_Entries_
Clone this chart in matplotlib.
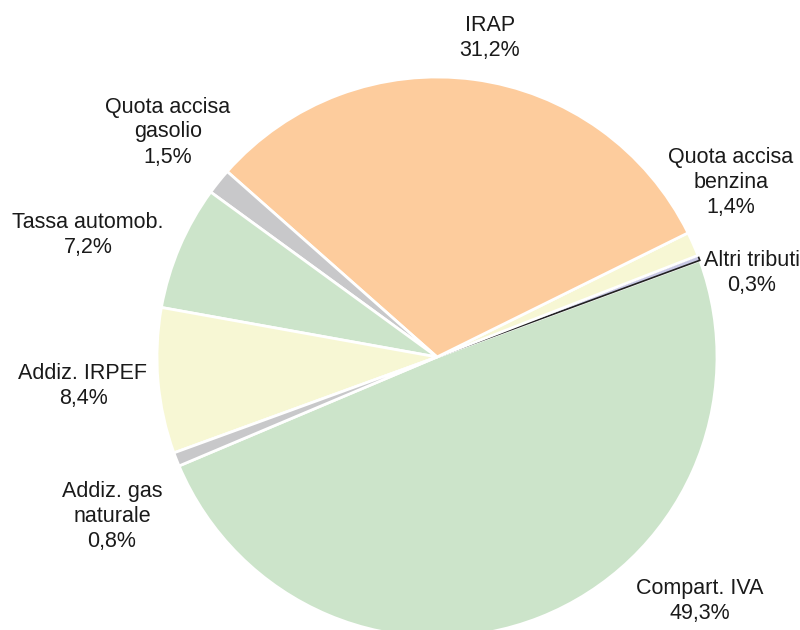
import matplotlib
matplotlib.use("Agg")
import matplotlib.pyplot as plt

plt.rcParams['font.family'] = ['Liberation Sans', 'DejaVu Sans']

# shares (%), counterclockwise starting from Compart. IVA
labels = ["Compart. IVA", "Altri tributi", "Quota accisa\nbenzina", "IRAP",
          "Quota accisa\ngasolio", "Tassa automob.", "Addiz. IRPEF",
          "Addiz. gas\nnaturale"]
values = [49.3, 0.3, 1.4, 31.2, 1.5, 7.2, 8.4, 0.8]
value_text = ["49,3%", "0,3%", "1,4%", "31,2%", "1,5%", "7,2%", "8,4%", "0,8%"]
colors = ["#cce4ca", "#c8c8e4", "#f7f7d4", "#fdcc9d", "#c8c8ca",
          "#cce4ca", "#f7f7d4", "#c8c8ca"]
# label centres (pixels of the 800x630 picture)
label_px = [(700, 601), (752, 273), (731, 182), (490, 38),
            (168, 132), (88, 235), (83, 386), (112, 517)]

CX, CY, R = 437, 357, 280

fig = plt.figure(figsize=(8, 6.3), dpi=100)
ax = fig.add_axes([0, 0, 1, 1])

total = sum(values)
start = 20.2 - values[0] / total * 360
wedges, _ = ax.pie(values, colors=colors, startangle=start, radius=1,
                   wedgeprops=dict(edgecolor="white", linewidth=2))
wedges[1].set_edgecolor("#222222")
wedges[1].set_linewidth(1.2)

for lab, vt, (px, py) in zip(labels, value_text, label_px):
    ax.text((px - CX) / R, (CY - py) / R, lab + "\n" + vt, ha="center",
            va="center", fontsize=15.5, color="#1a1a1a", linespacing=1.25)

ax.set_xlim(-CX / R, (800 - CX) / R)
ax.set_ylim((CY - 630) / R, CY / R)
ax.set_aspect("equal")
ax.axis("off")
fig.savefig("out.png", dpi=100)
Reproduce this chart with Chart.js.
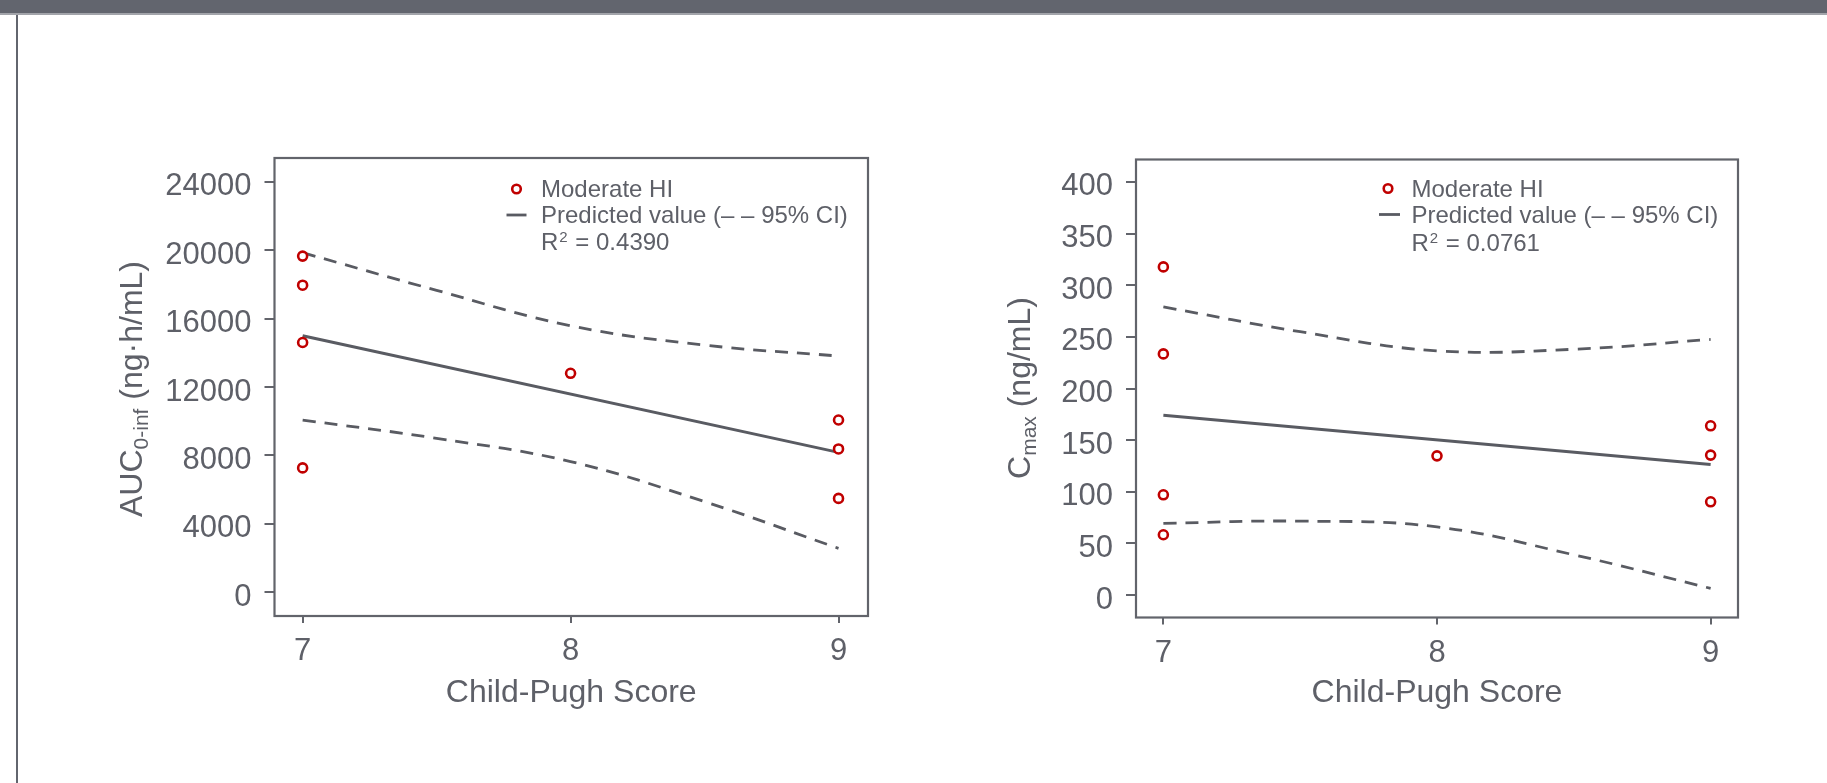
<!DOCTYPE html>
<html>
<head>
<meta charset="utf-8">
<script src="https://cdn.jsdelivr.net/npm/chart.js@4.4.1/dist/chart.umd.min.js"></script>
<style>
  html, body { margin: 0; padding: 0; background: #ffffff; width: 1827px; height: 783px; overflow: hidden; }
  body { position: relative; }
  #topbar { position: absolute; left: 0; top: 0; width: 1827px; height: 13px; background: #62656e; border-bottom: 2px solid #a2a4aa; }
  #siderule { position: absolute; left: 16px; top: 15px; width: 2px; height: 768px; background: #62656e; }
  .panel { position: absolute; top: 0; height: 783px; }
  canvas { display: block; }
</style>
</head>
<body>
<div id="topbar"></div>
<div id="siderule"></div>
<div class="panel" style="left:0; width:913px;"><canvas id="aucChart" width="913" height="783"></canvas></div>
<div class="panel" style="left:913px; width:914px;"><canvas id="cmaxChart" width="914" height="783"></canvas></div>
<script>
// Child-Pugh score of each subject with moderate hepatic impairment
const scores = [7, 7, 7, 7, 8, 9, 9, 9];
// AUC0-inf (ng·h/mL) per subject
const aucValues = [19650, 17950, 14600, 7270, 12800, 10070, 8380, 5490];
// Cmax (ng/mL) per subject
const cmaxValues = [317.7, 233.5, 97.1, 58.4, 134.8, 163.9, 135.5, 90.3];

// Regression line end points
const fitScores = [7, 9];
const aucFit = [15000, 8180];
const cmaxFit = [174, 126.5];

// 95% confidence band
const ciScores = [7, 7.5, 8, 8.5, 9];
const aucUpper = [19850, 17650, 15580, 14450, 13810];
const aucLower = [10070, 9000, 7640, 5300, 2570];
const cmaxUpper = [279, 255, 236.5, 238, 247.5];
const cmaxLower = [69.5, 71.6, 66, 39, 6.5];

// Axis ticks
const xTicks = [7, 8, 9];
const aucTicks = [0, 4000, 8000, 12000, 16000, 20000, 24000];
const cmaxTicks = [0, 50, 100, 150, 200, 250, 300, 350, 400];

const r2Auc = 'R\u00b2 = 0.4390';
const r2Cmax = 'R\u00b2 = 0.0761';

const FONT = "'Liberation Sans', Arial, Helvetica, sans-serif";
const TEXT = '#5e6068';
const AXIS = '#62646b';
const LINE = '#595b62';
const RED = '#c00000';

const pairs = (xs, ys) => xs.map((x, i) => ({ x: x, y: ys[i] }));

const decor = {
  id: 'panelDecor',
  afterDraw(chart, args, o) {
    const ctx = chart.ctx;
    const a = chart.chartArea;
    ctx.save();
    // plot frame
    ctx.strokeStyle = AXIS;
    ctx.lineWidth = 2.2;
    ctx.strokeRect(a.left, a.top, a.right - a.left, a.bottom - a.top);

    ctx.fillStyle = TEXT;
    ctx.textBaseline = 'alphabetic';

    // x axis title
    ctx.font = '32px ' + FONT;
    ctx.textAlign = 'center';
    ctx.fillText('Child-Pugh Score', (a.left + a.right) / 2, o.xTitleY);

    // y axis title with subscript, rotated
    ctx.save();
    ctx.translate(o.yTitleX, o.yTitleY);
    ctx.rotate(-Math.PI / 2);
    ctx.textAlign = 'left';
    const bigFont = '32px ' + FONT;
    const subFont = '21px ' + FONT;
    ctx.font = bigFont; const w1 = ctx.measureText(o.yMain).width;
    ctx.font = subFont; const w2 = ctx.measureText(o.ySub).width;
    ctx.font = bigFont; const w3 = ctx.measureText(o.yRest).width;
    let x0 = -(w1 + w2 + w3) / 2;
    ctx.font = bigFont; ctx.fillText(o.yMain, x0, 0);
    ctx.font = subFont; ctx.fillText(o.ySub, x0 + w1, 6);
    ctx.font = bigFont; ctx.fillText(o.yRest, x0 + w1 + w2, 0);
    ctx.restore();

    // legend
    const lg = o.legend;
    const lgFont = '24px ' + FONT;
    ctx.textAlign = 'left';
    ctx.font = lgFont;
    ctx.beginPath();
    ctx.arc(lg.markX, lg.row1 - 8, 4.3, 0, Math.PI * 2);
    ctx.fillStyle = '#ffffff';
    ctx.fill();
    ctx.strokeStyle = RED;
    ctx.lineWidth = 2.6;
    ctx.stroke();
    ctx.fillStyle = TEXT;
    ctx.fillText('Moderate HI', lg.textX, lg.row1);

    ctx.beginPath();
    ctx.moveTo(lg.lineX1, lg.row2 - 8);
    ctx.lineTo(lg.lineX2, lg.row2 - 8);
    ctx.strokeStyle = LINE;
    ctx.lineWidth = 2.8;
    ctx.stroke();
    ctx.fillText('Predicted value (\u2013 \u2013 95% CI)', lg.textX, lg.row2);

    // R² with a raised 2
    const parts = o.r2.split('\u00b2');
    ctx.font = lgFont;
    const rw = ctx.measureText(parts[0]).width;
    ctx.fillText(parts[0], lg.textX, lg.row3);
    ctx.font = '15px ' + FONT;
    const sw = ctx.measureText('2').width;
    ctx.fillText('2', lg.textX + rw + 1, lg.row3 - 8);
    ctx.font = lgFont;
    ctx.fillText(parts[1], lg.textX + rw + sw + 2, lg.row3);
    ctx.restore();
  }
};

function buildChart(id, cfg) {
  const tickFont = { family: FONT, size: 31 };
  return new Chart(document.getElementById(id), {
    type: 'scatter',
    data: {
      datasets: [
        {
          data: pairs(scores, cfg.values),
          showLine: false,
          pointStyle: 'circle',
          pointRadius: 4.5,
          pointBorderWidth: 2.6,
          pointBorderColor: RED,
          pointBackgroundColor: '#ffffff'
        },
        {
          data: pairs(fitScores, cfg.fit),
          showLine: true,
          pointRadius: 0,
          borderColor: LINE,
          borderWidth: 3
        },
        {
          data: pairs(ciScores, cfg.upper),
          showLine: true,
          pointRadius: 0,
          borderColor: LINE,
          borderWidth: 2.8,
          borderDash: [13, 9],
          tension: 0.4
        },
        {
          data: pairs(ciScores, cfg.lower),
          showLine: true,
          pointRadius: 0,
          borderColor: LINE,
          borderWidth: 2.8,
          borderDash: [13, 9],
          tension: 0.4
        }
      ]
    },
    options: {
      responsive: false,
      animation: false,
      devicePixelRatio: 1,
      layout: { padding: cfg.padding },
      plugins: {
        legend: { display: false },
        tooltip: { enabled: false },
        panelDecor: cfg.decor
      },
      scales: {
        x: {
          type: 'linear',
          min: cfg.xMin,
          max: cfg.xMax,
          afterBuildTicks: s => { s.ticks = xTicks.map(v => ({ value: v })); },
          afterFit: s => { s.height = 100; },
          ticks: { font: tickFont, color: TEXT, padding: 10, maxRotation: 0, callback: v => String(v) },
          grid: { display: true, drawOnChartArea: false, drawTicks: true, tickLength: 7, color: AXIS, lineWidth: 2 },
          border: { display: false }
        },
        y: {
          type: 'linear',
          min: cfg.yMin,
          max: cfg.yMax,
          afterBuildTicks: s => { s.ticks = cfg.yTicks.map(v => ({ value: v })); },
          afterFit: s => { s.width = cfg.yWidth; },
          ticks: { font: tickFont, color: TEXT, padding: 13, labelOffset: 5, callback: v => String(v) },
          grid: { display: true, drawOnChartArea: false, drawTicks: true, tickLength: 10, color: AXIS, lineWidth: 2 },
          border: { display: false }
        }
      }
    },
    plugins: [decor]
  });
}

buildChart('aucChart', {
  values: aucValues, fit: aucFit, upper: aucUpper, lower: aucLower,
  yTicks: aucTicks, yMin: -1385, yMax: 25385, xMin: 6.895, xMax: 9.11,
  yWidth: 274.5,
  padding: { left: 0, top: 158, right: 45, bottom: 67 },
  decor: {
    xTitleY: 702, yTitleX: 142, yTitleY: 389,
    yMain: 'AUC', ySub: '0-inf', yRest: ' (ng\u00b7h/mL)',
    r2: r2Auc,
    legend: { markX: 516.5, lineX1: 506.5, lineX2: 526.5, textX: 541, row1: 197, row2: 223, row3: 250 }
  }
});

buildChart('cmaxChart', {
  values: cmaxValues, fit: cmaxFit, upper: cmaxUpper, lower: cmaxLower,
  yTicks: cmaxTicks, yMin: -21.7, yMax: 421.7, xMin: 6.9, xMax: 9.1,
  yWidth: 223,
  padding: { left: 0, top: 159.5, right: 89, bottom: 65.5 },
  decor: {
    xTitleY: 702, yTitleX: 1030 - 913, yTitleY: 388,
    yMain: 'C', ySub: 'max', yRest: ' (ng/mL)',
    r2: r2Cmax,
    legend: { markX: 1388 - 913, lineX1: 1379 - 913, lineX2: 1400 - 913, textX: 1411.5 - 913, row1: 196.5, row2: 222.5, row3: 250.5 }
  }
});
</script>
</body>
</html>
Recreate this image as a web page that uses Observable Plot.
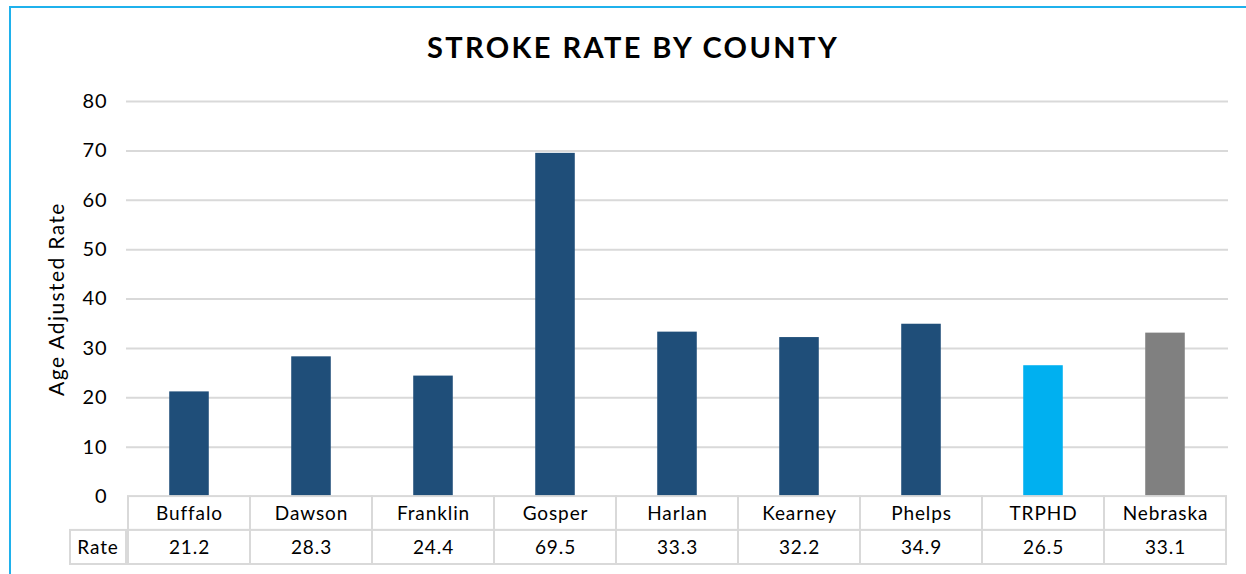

_What to do_
Can the lines from the start of the records through the line with "plt.rcParams['font.family'] = ['Liberation" be given again exactly, with the pictures left out?

_Final result_
Clone this chart in matplotlib.
import matplotlib
matplotlib.use("Agg")
import matplotlib.pyplot as plt

plt.rcParams['font.family'] = ['Liberation Sans', 'DejaVu Sans']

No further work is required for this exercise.